▸ **Given task**
Reproduce all of the data exactly, with no line skipped.

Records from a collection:
........

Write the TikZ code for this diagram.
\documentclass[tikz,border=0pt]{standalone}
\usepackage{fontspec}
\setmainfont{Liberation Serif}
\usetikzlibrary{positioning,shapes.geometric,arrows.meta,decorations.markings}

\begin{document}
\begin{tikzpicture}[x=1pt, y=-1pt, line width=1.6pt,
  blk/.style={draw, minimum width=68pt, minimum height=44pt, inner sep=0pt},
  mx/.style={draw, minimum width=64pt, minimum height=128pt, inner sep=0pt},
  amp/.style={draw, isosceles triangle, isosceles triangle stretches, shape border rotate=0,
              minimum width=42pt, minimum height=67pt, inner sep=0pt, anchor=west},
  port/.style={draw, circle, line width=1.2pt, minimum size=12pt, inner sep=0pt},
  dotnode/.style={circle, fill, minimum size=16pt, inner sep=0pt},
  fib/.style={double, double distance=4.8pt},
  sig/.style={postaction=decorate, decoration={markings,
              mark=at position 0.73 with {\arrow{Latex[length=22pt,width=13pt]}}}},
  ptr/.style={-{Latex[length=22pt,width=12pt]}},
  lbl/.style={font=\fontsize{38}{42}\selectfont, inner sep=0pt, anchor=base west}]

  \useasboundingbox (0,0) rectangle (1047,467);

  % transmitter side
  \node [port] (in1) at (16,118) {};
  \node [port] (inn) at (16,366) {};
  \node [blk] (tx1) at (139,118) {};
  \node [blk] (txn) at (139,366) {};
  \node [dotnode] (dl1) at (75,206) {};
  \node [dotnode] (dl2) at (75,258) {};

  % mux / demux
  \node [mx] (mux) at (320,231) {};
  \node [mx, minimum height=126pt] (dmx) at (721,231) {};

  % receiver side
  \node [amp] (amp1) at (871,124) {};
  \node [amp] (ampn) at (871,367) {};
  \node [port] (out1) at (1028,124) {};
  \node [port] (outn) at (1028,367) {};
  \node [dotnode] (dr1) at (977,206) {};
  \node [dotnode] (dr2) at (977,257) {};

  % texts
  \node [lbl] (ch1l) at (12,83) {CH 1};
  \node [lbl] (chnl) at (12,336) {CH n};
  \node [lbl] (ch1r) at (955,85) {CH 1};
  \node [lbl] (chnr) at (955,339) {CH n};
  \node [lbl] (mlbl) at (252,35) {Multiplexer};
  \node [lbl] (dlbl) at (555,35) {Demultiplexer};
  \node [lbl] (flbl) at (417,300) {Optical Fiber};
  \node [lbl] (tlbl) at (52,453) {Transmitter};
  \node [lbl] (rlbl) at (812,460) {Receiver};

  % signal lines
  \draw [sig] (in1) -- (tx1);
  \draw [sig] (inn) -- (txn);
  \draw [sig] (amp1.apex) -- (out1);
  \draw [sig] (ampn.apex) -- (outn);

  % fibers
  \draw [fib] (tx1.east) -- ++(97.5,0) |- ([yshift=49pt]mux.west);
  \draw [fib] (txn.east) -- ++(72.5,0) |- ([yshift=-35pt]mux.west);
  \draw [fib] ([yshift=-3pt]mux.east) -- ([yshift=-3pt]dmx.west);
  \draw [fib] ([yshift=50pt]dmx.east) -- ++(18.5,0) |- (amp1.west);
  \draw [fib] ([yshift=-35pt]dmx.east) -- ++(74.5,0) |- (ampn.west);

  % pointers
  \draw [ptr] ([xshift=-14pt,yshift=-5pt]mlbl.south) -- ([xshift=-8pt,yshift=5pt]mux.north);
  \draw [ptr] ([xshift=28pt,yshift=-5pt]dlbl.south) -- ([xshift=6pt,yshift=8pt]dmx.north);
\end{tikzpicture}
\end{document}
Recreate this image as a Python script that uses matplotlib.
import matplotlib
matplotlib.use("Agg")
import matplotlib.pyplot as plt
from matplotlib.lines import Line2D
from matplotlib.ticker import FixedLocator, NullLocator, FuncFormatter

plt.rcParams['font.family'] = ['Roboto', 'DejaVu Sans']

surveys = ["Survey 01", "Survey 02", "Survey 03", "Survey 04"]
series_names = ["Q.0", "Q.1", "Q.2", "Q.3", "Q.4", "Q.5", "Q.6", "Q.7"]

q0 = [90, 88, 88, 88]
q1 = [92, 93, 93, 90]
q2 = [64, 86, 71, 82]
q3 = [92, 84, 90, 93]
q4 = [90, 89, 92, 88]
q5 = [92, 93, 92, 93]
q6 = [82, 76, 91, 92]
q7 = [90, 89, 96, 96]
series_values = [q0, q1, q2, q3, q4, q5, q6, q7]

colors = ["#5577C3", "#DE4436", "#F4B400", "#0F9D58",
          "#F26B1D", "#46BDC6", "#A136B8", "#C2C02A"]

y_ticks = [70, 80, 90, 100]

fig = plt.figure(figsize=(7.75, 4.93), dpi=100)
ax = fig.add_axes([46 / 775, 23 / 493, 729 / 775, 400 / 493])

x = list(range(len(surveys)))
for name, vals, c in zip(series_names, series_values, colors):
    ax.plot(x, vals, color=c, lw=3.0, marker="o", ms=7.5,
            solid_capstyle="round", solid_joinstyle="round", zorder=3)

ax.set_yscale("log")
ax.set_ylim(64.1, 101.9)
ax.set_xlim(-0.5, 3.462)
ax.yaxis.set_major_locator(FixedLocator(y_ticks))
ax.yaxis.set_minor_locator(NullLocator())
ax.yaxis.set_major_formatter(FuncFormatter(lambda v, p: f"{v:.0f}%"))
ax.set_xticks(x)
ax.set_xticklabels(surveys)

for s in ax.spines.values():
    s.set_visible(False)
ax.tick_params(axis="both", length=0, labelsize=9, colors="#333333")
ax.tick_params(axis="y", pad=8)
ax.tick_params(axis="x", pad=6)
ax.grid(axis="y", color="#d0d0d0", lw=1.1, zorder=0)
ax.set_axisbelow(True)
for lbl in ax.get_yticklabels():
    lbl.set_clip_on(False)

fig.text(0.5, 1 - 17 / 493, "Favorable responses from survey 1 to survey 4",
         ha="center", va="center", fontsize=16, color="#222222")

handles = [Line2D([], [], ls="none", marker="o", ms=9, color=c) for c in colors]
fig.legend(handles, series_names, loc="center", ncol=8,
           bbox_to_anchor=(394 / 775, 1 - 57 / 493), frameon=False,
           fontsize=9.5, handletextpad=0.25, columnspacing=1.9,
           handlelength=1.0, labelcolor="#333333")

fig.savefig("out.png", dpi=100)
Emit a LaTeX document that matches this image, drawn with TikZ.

........

▸ **Written answer**
Write the TikZ code for this diagram.
\documentclass[tikz,border=0pt]{standalone}
\usepackage{fontspec}
\setmainfont{Liberation Serif}
\usetikzlibrary{positioning,shapes.geometric,arrows.meta,decorations.markings}

\begin{document}
\begin{tikzpicture}[x=1pt, y=-1pt, line width=1.6pt,
  blk/.style={draw, minimum width=68pt, minimum height=44pt, inner sep=0pt},
  mx/.style={draw, minimum width=64pt, minimum height=128pt, inner sep=0pt},
  amp/.style={draw, isosceles triangle, isosceles triangle stretches, shape border rotate=0,
              minimum width=42pt, minimum height=67pt, inner sep=0pt, anchor=west},
  port/.style={draw, circle, line width=1.2pt, minimum size=12pt, inner sep=0pt},
  dotnode/.style={circle, fill, minimum size=16pt, inner sep=0pt},
  fib/.style={double, double distance=4.8pt},
  sig/.style={postaction=decorate, decoration={markings,
              mark=at position 0.73 with {\arrow{Latex[length=22pt,width=13pt]}}}},
  ptr/.style={-{Latex[length=22pt,width=12pt]}},
  lbl/.style={font=\fontsize{38}{42}\selectfont, inner sep=0pt, anchor=base west}]

  \useasboundingbox (0,0) rectangle (1047,467);

  % transmitter side
  \node [port] (in1) at (16,118) {};
  \node [port] (inn) at (16,366) {};
  \node [blk] (tx1) at (139,118) {};
  \node [blk] (txn) at (139,366) {};
  \node [dotnode] (dl1) at (75,206) {};
  \node [dotnode] (dl2) at (75,258) {};

  % mux / demux
  \node [mx] (mux) at (320,231) {};
  \node [mx, minimum height=126pt] (dmx) at (721,231) {};

  % receiver side
  \node [amp] (amp1) at (871,124) {};
  \node [amp] (ampn) at (871,367) {};
  \node [port] (out1) at (1028,124) {};
  \node [port] (outn) at (1028,367) {};
  \node [dotnode] (dr1) at (977,206) {};
  \node [dotnode] (dr2) at (977,257) {};

  % texts
  \node [lbl] (ch1l) at (12,83) {CH 1};
  \node [lbl] (chnl) at (12,336) {CH n};
  \node [lbl] (ch1r) at (955,85) {CH 1};
  \node [lbl] (chnr) at (955,339) {CH n};
  \node [lbl] (mlbl) at (252,35) {Multiplexer};
  \node [lbl] (dlbl) at (555,35) {Demultiplexer};
  \node [lbl] (flbl) at (417,300) {Optical Fiber};
  \node [lbl] (tlbl) at (52,453) {Transmitter};
  \node [lbl] (rlbl) at (812,460) {Receiver};

  % signal lines
  \draw [sig] (in1) -- (tx1);
  \draw [sig] (inn) -- (txn);
  \draw [sig] (amp1.apex) -- (out1);
  \draw [sig] (ampn.apex) -- (outn);

  % fibers
  \draw [fib] (tx1.east) -- ++(97.5,0) |- ([yshift=49pt]mux.west);
  \draw [fib] (txn.east) -- ++(72.5,0) |- ([yshift=-35pt]mux.west);
  \draw [fib] ([yshift=-3pt]mux.east) -- ([yshift=-3pt]dmx.west);
  \draw [fib] ([yshift=50pt]dmx.east) -- ++(18.5,0) |- (amp1.west);
  \draw [fib] ([yshift=-35pt]dmx.east) -- ++(74.5,0) |- (ampn.west);

  % pointers
  \draw [ptr] ([xshift=-14pt,yshift=-5pt]mlbl.south) -- ([xshift=-8pt,yshift=5pt]mux.north);
  \draw [ptr] ([xshift=28pt,yshift=-5pt]dlbl.south) -- ([xshift=6pt,yshift=8pt]dmx.north);
\end{tikzpicture}
\end{document}
Recreate this image as a Python script that uses matplotlib.
import matplotlib
matplotlib.use("Agg")
import matplotlib.pyplot as plt
from matplotlib.lines import Line2D
from matplotlib.ticker import FixedLocator, NullLocator, FuncFormatter

plt.rcParams['font.family'] = ['Roboto', 'DejaVu Sans']

surveys = ["Survey 01", "Survey 02", "Survey 03", "Survey 04"]
series_names = ["Q.0", "Q.1", "Q.2", "Q.3", "Q.4", "Q.5", "Q.6", "Q.7"]

q0 = [90, 88, 88, 88]
q1 = [92, 93, 93, 90]
q2 = [64, 86, 71, 82]
q3 = [92, 84, 90, 93]
q4 = [90, 89, 92, 88]
q5 = [92, 93, 92, 93]
q6 = [82, 76, 91, 92]
q7 = [90, 89, 96, 96]
series_values = [q0, q1, q2, q3, q4, q5, q6, q7]

colors = ["#5577C3", "#DE4436", "#F4B400", "#0F9D58",
          "#F26B1D", "#46BDC6", "#A136B8", "#C2C02A"]

y_ticks = [70, 80, 90, 100]

fig = plt.figure(figsize=(7.75, 4.93), dpi=100)
ax = fig.add_axes([46 / 775, 23 / 493, 729 / 775, 400 / 493])

x = list(range(len(surveys)))
for name, vals, c in zip(series_names, series_values, colors):
    ax.plot(x, vals, color=c, lw=3.0, marker="o", ms=7.5,
            solid_capstyle="round", solid_joinstyle="round", zorder=3)

ax.set_yscale("log")
ax.set_ylim(64.1, 101.9)
ax.set_xlim(-0.5, 3.462)
ax.yaxis.set_major_locator(FixedLocator(y_ticks))
ax.yaxis.set_minor_locator(NullLocator())
ax.yaxis.set_major_formatter(FuncFormatter(lambda v, p: f"{v:.0f}%"))
ax.set_xticks(x)
ax.set_xticklabels(surveys)

for s in ax.spines.values():
    s.set_visible(False)
ax.tick_params(axis="both", length=0, labelsize=9, colors="#333333")
ax.tick_params(axis="y", pad=8)
ax.tick_params(axis="x", pad=6)
ax.grid(axis="y", color="#d0d0d0", lw=1.1, zorder=0)
ax.set_axisbelow(True)
for lbl in ax.get_yticklabels():
    lbl.set_clip_on(False)

fig.text(0.5, 1 - 17 / 493, "Favorable responses from survey 1 to survey 4",
         ha="center", va="center", fontsize=16, color="#222222")

handles = [Line2D([], [], ls="none", marker="o", ms=9, color=c) for c in colors]
fig.legend(handles, series_names, loc="center", ncol=8,
           bbox_to_anchor=(394 / 775, 1 - 57 / 493), frameon=False,
           fontsize=9.5, handletextpad=0.25, columnspacing=1.9,
           handlelength=1.0, labelcolor="#333333")

fig.savefig("out.png", dpi=100)
Emit a LaTeX document that matches this image, drawn with TikZ.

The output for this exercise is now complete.